Meu avô, o velho sapateiro Walter, dizia sempre:
— Tudo o que é demais derrama.
Preciso e perfeito. Não há nada, nem o ótimo, que, sendo em excesso, seja bom.
Queria dizer isso para tantos amigos idealistas que tenho, pessoas de boas intenções, que se batem pela igualdade e pela pluralidade. Porque esse é um mal do nosso tempo, essa ânsia de tornar o mundo melhor. Isso leva a demasias.
Um exemplo atual: o pleito de alguns vereadores para mudar a letra do Hino Rio-Grandense, porque ela conteria um trecho racista. A frase rechaçada é a seguinte: “Povo que não tem virtude acaba por ser escravo”. Quem vê racismo interpreta assim: “Se o povo que não tem virtude acaba por ser escravo, todo escravo é um povo sem virtude. E, como os escravos, no Brasil, eram negros, a letra afirma que os negros eram um povo sem virtude”.
Um raciocínio sofismático. A começar pela forma: dizer que um povo sem virtude acabará por se tornar escravo não é igual a dizer que todos os povos escravizados são sem virtude.
No conteúdo, também. Porque é óbvio que a intenção do autor do hino não era dizer que os negros escravos não tinham virtude. Ele se referia à escravidão do Rio Grande em relação ao governo central, ele defendia a rebelião gaúcha.
Ou seja: tecnicamente, é errado interpretar o verso como racista.
A propósito: existia, na escola, a disciplina de interpretação de texto. Não sei se existe ainda. A professora nos dava algo para ler e, depois, tínhamos de explicar o que havíamos compreendido. A interpretação correta, logicamente, era a que mais se aproximasse do que o autor queria dizer.
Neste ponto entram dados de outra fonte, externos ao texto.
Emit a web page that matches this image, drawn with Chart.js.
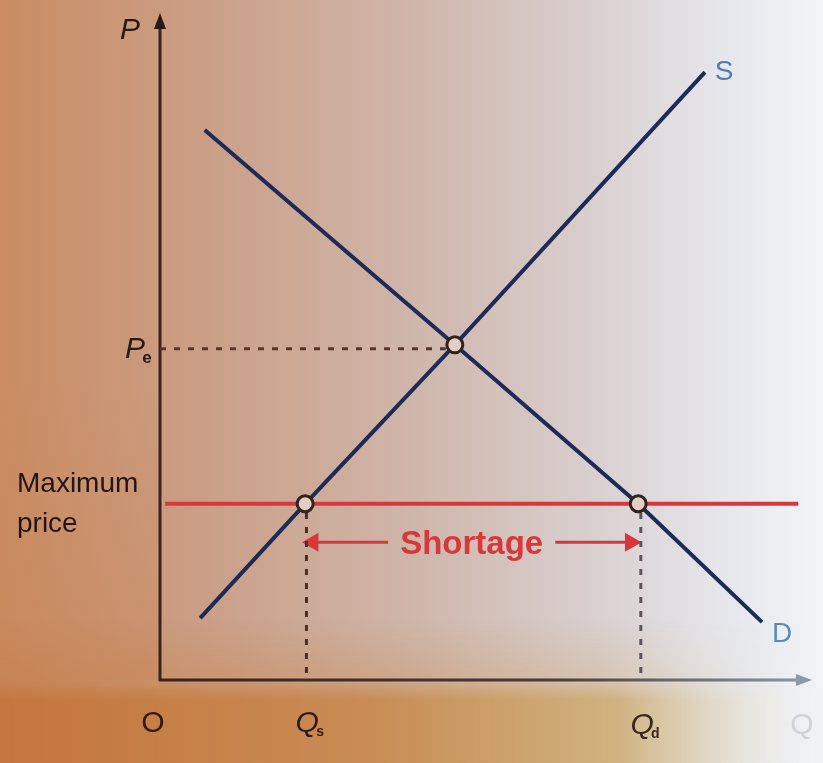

Então, compreenda: existe uma forma certa e uma errada de interpretar um texto. E, em geral, quando o leitor conhece a opinião de outras pessoas sobre o que lê, essa opinião influenciará a sua interpretação. É verdade que cada um sente o texto a partir de sua experiência, mas o sentimento não pode ser levado em conta na interpretação racional. O sentimento serve para você dizer se gostou ou não do que leu.
Outro ponto: o autor da letra, Chiquinho da Vovó, era cristão batizado, numa época de militância religiosa. Ora, o centro do cristianismo e do judaísmo é a história de um dos povos que mais sofreram sob o jugo de outros povos: os hebreus. O famoso Salmo 137, que já foi até cantado em música popular nos anos 70 pelo Boney M, pranteia:
“Às margens dos rios da Babilônia
Nos assentávamos chorando,
Lembrando-nos de Sião.
Nos salgueiros daquela terra,
Pendurávamos então nossas harpas,
Porque aqueles que nos tinham deportado
Pediam-nos um cântico.
Nossos opressores exigiam de nós um hino de alegria:
‘Cantai-nos um dos cânticos de Sião!’
Como poderíamos nós cantar um cântico do Senhor
Em terra estranha?
Se eu me esquecer de ti, ó, Jerusalém,
Que minha mão direita se paralise!
Que minha língua se me apegue ao paladar
Se eu não me lembrar de ti!”
Os hebreus, virtuoso Povo do Livro, choravam a dor da submissão.
Alguém que respeita minimamente a Bíblia, mesmo que seja racista, pode dizer que todos os povos escravizados são sem virtude?
É evidente que não.
É preciso muito esforço para ver racismo na letra do hino. Mas não se trata de má intenção dos vereadores. É, apenas, excesso de zelo. Como militantes do movimento negro, eles estão treinados para caçar qualquer sombra de racismo, em qualquer parte. O mesmo ocorre com outros militantes, de outras causas. O que provoca exageros e, assim, gera reação. E oposição. E conflito.
As ignorâncias que nos cercam hoje são justificadas pelos excessos de pessoas bem-intencionadas.
Tudo o que é demais derrama.
É o que queria dizer desde o começo: a demasia na defesa de uma causa se volta contra a própria causa. Os gênios Martin Luther King, Gandhi e Mandela já ensinaram que é conquistando as pessoas que se avança, não lutando contra elas.
Um povo que não tem virtude pode, sim, se tornar escravo, e não necessariamente de outros povos. Pode se tornar escravo da ignorância, do preconceito e do ressentimento, escravo do próprio egoísmo, do próprio medo e das próprias crenças. Há muitas maneiras de se tornar escravo, na vida. O gaúcho, festejado pelo hino, tornou-se escravo do seu cinismo, da sua iconoclastia e da sua belicosidade. Esqueceu-se da advertência feita na letra: que, para ser livre, não basta ser forte, aguerrido e bravo. Para ser livre, é preciso ter empatia, é preciso olhar para o outro e, se for necessário, cuidar dele. É preciso respeitar. Até porque só assim se é respeitado.